La giovane età è sempre un fattore determinante per la concessione delle attenuanti?
No, non necessariamente. La Corte ha chiarito che la giovane età non giustifica la concessione delle attenuanti se non ha impedito all’imputato di agire con particolare aggressività e di perseverare nella condotta criminosa.
Quali altri elementi valuta il giudice per negare le attenuanti generiche?
Oltre all’assenza di risarcimento e alla gravità dei fatti, il giudice valuta negativamente elementi come i precedenti di polizia a carico dell’imputato e il suo comportamento complessivo successivo al reato, che possono indicare una mancanza di reale ravvedimento.
Testo del provvedimento
Ordinanza di Cassazione Penale Sez. 7 Num. 991 Anno 2024
Penale Ord.

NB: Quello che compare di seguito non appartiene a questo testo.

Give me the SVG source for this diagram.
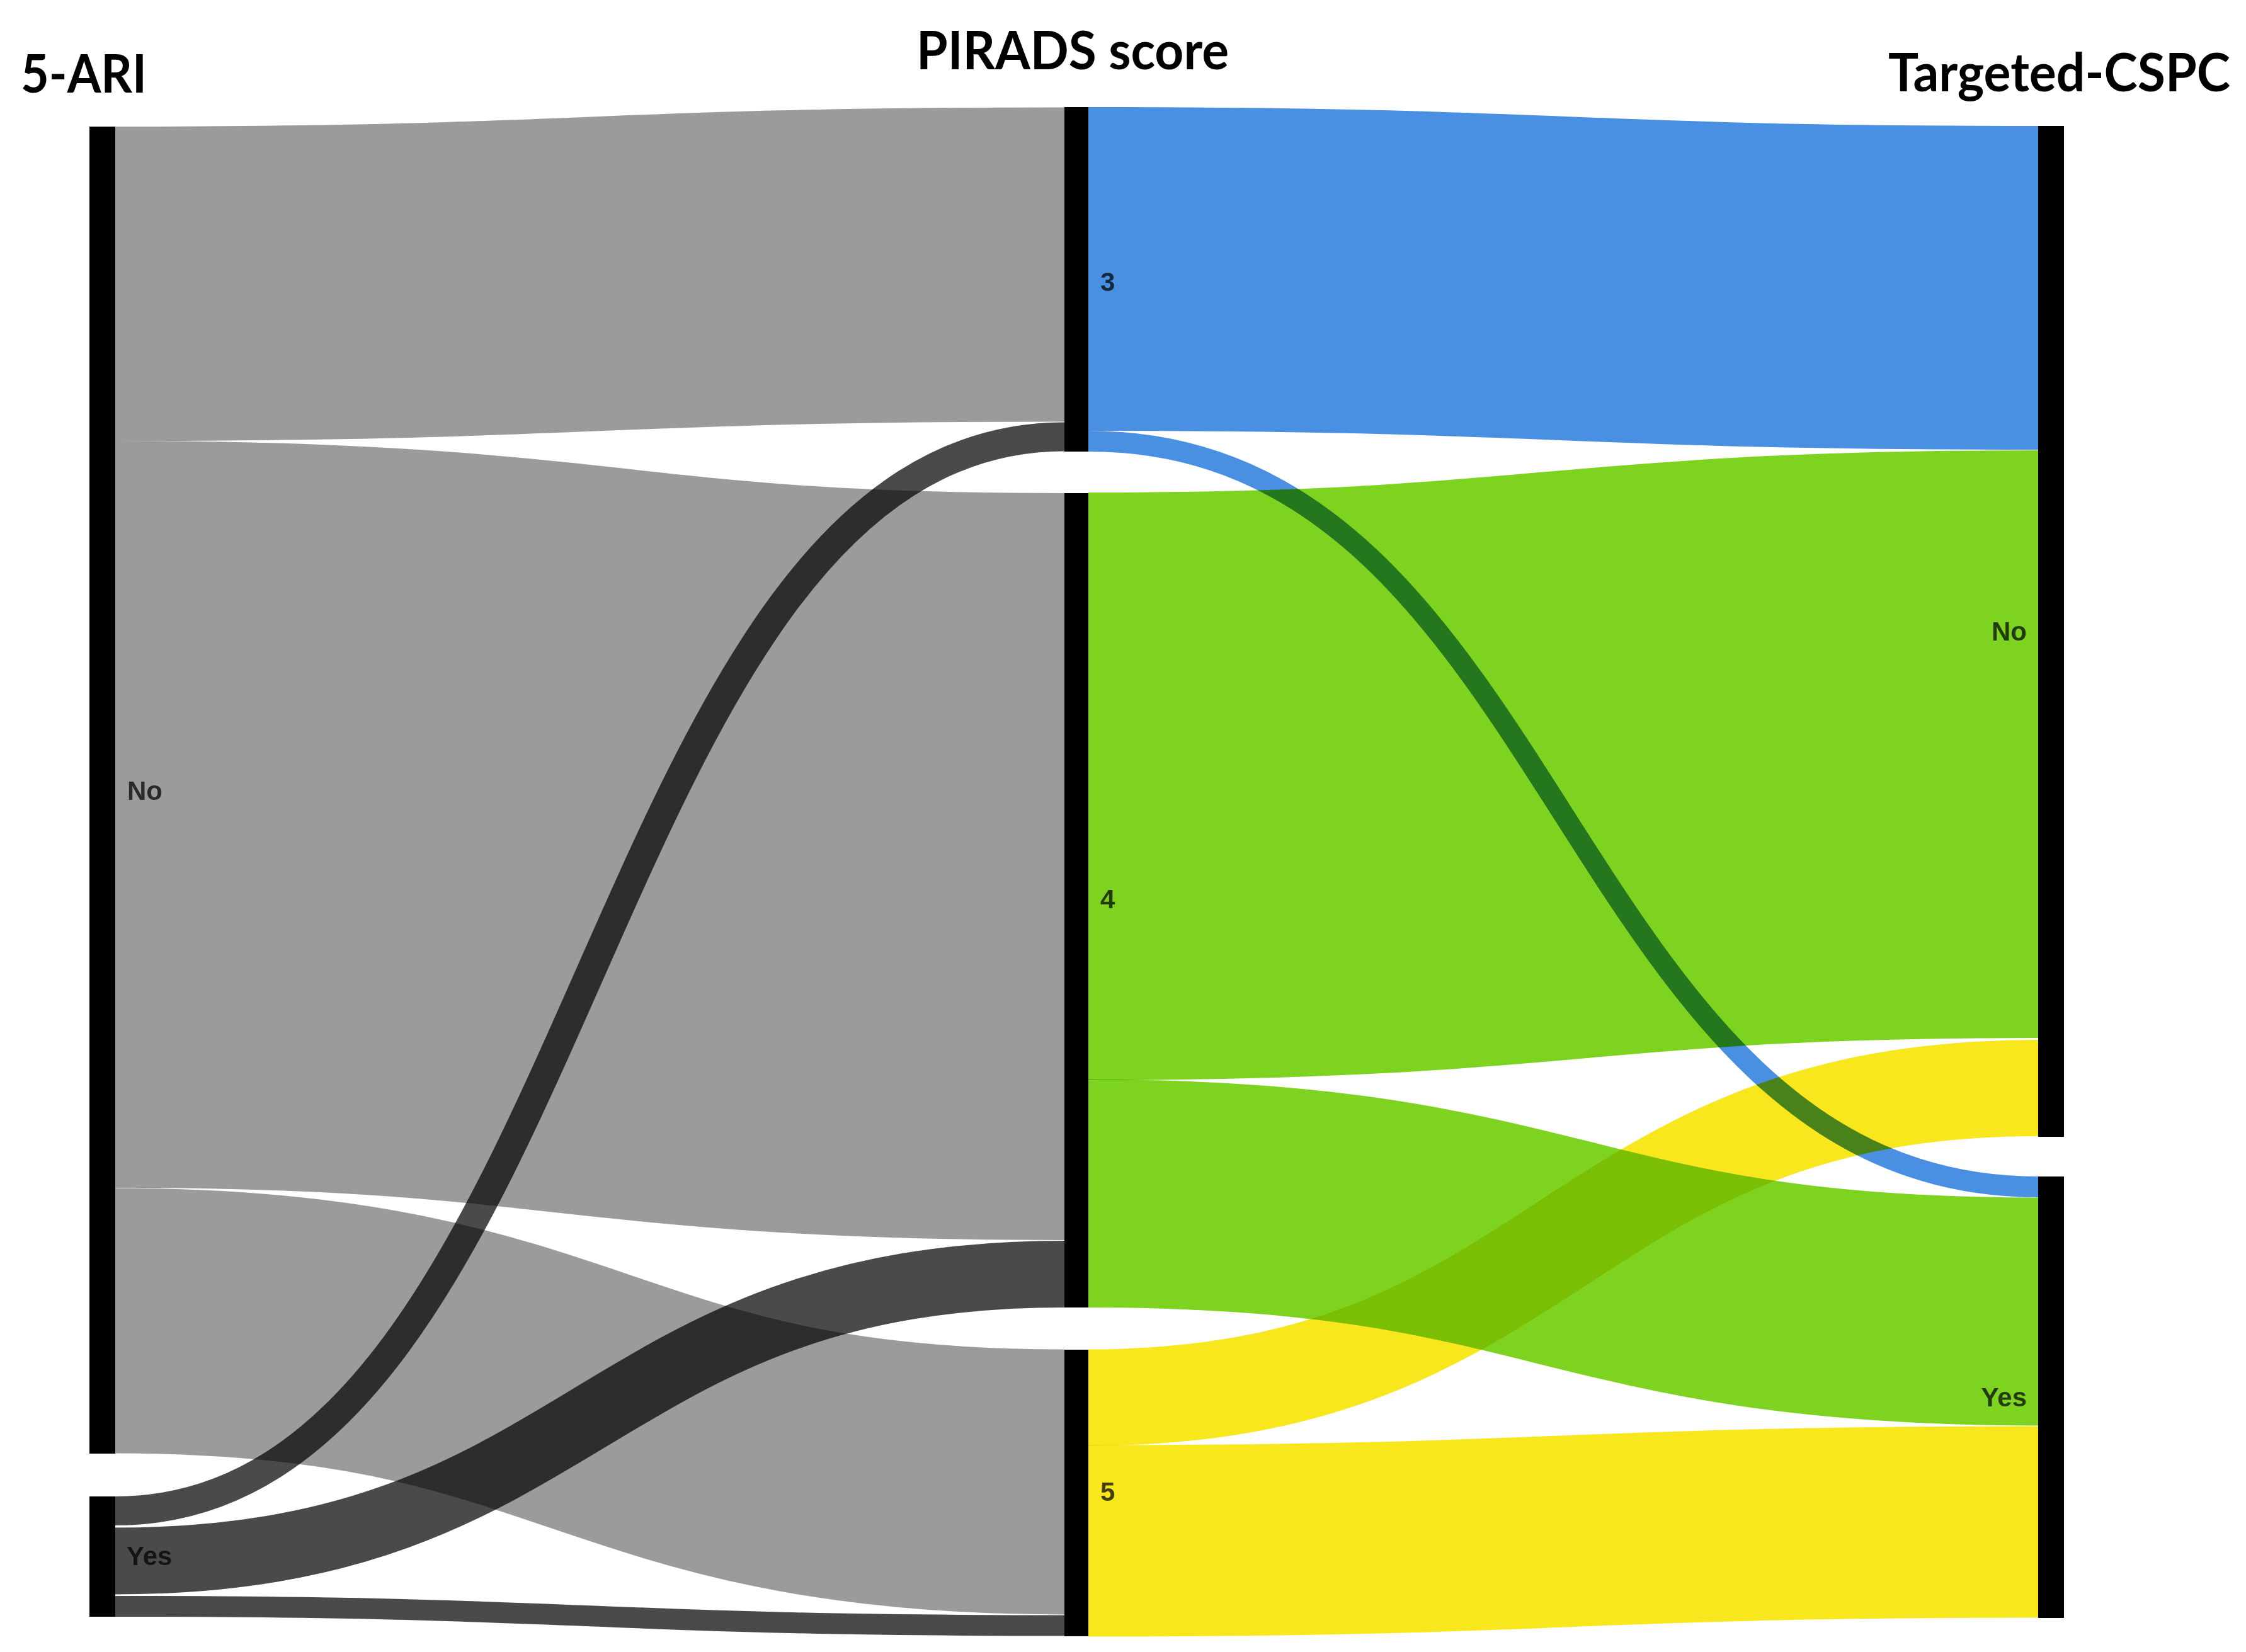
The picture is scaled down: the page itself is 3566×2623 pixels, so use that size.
<svg xmlns="http://www.w3.org/2000/svg" width="3566" height="2623" viewBox="0 0 3566 2623">
<style>
.link{mix-blend-mode:multiply;fill:none;stroke-linecap:butt;}
.gray{stroke:#9B9B9B;}
.dark{stroke:#4A4A4A;}
.blue{stroke:#4A90E2;}
.green{stroke:#7ED321;}
.yellow{stroke:#F8E71C;}
.bar{fill:#000;}
.title{font-family:Lato,"Liberation Sans",sans-serif;font-weight:bold;font-size:84px;fill:#000;}
.lbl{font-family:"Liberation Sans",Arial,sans-serif;font-weight:bold;font-size:42px;fill:#000;fill-opacity:0.72;}
</style>
<rect x="0" y="0" width="3566" height="2623" fill="#fff"/>
<g id="connectors">
<path class="link gray" stroke-width="499" d="M183,450.5 C936.5,450.5 936.5,420 1690,420"/>
<path class="link gray" stroke-width="1186" d="M183,1293 C936.5,1293 936.5,1376 1690,1376"/>
<path class="link gray" stroke-width="421" d="M183,2097 C936.5,2097 936.5,2353 1690,2353"/>
<path class="link dark" stroke-width="46" d="M183,2399 C936.5,2399 936.5,693.5 1690,693.5"/>
<path class="link dark" stroke-width="106" d="M183,2478.5 C936.5,2478.5 936.5,2023 1690,2023"/>
<path class="link dark" stroke-width="33" d="M183,2550.5 C936.5,2550.5 936.5,2581 1690,2581"/>
<path class="link blue" stroke-width="514" d="M1728,427 C2482,427 2482,457 3236,457"/>
<path class="link blue" stroke-width="33" d="M1728,700.5 C2482,700.5 2482,1884.5 3236,1884.5"/>
<path class="link green" stroke-width="933" d="M1728,1248.5 C2482,1248.5 2482,1181.5 3236,1181.5"/>
<path class="link green" stroke-width="362" d="M1728,1895 C2482,1895 2482,2082.5 3236,2082.5"/>
<path class="link yellow" stroke-width="153" d="M1728,2219 C2482,2219 2482,1727.5 3236,1727.5"/>
<path class="link yellow" stroke-width="304" d="M1728,2446.5 C2482,2446.5 2482,2416.5 3236,2416.5"/>
</g>
<g id="title-5ari"><text class="title" x="33" y="147" textLength="200" lengthAdjust="spacingAndGlyphs">5-ARI</text></g>
<g id="title-pirads"><text class="title" x="1455" y="110" textLength="496" lengthAdjust="spacingAndGlyphs">PIRADS score</text></g>
<g id="title-cspc"><text class="title" x="2998" y="145" textLength="543" lengthAdjust="spacingAndGlyphs">Targeted-CSPC</text></g>
<g id="node-ari-no"><rect class="bar" x="142" y="201" width="41" height="2107"/><text class="lbl" x="202" y="1270">No</text></g>
<g id="node-ari-yes"><rect class="bar" x="142" y="2376" width="41" height="191"/><text class="lbl" x="201" y="2485">Yes</text></g>
<g id="node-pirads-3"><rect class="bar" x="1690" y="170" width="38" height="547"/><text class="lbl" x="1747" y="462">3</text></g>
<g id="node-pirads-4"><rect class="bar" x="1690" y="783" width="38" height="1293"/><text class="lbl" x="1747" y="1442">4</text></g>
<g id="node-pirads-5"><rect class="bar" x="1690" y="2143" width="38" height="455"/><text class="lbl" x="1747" y="2383">5</text></g>
<g id="node-cspc-no"><rect class="bar" x="3236" y="200" width="41" height="1605"/><text class="lbl" x="3218" y="1017" text-anchor="end">No</text></g>
<g id="node-cspc-yes"><rect class="bar" x="3236" y="1868" width="41" height="701"/><text class="lbl" x="3218" y="2233" text-anchor="end">Yes</text></g>
</svg>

Sez. 7 Num. 991 Anno 2024
Presidente: COGNOME
Relatore: NOME COGNOME
Data Udienza: 13/12/2023
ORDINANZA
sul ricorso proposto da:
NOME (CUI 062AS4X) nato il 22/04/2002
avverso la sentenza del 11/07/2023 della CORTE APPELLO di FIRENZE
dato avviso alle parti;
udita la relazione svolta dal Consigliere NOME COGNOME
RITENUTO IN FATTO E CONSIDERATO IN DIRITTO
che con la sentenza in epigrafe la Corte di appello di Firenze ha confermato la sentenza del Tribunale di Firenze del 2 maggio 2022 che aveva affermato la penale responsabilità di NOME COGNOME per un reato di lesioni personali aggravate, un reato tentato di lesione personali aggravate ed un reato di minaccia aggravata e, ritenuto il vincolo della continuazione, l’aveva condannato alla pena ritenuta di giustizia;
che il primo e unico motivo di ricorso dell’imputato, che denunzia il vizio di motivazione circa la mancata concessione delle circostanze attenuanti generiche, non è consentito dalla legge in sede di legittimità in quanto inerente al trattamento punitivo benché sorretto da sufficiente e non illogica motivazione, atteso che la Corte evidenzia come, nel caso di specie, a fronte dell’obiettiva gravità dei fatti, non vale invocare le generiche scuse rappresentate dall’imputato in sede di spontanee dichiarazioni, alle quali non ha fatto seguito nessuna offerta di riparazione, e tantomeno la giovane età, che non gli ha impedito di reagire con modalità particolarmente aggressive, reiterando l’azione criminosa secondo una progressione criminosa significativa, tenuto conto anche dei precedenti di polizia a carico dell’imputato a cui si aggiunge il comportamento negativo successivo al reato (si vedano pagine 2 e 3 del provvedimento impugnato);
che all’inammissibilità del ricorso consegue la condanna del ricorrente al pagamento delle spese processuali e, ai sensi dell’art. 616, comma 1, cod. proc. pen., al pagamento in favore della Cassa delle ammende di una somma che si reputa equo fissare in euro 3.000,00;
P.Q.M.
Dichiara inammissibile il ricorso e condanna il ricorrente al pagamento delle spese processuali e della somma di euro tremila in favore della Cassa delle ammende. Così deciso il 13/12/2023.